I would like to know what skills and qualities one must muster to project himself as a dynamic QA Manager or Lead. I often hear the management in my organization telling me that I don't come up with a road map for the team and this is something that they would like in the person leading the QA team. What exactly is a road map and how to prepare one? What other skills (or habits) need to be developed?
3 Answers
There are some qualities a QA Lead/manager should possess like
- Determining, negotiating and agreeing on in-house quality procedures
- Knowledge of standards and specifications
- Customer requirements
- Investigating and setting standards
- Ensuring processes
- Operating staff
- Writing management and technical reports
- Manage Client
- Analyzing training needs for the team
- Maximize profitability
- Analyzing and distributing statistical information
- Monitoring performance
- Supervising staff
Road map is a kind of simplified project plan. There are some qualities that I believe one should obtain to be successful manager:
- You should always know what you talk about. This makes people trust you.
- You should know what developers talk about. This will let you advocate your qa team deliverables more effectively
- You should see and understand all the factors which impact on your application quality
- You should always look for improvements in your and your team's work
- You should look ahead for several steps. This is what a road map will help you with.

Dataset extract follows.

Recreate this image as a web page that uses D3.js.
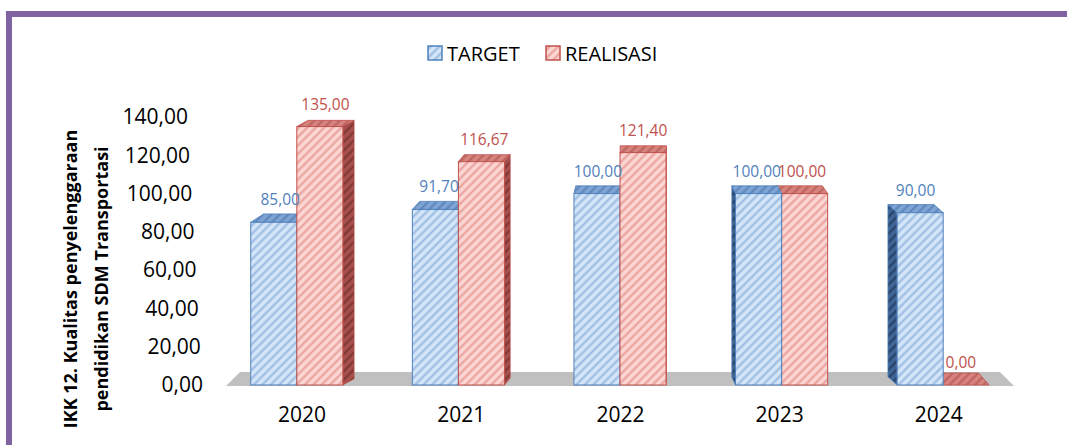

- You should be ready for failures
- You should be ready to justify your failures (in lot of peoples' minds there is an opinion that QA is only responsible for uncaught bugs).
- You should be ready to tell the people unpleasant things (sometimes bad things to the good people)
- You should always be able to explain a complex thing in simple words
- You should always look for the balance between the scope, resources and time.
- You should build the process not to be dependent on an individual. That will reduce the project risks.
- You should look for the balance between your team member goals and project goals.
In my opinion a must-have is being able to see beyond the QA department. Quality manager is not a Quality-testing manager. Quality starts from the inception, up to customer support. A GOOD QA manager must let everyone understand that the quality of the product and the service is everyone's responsibility. Considering testing as the only responsibility of a QA manager is counterproductive. A bug-free product is only part of the solution, and sometimes is not the most important one.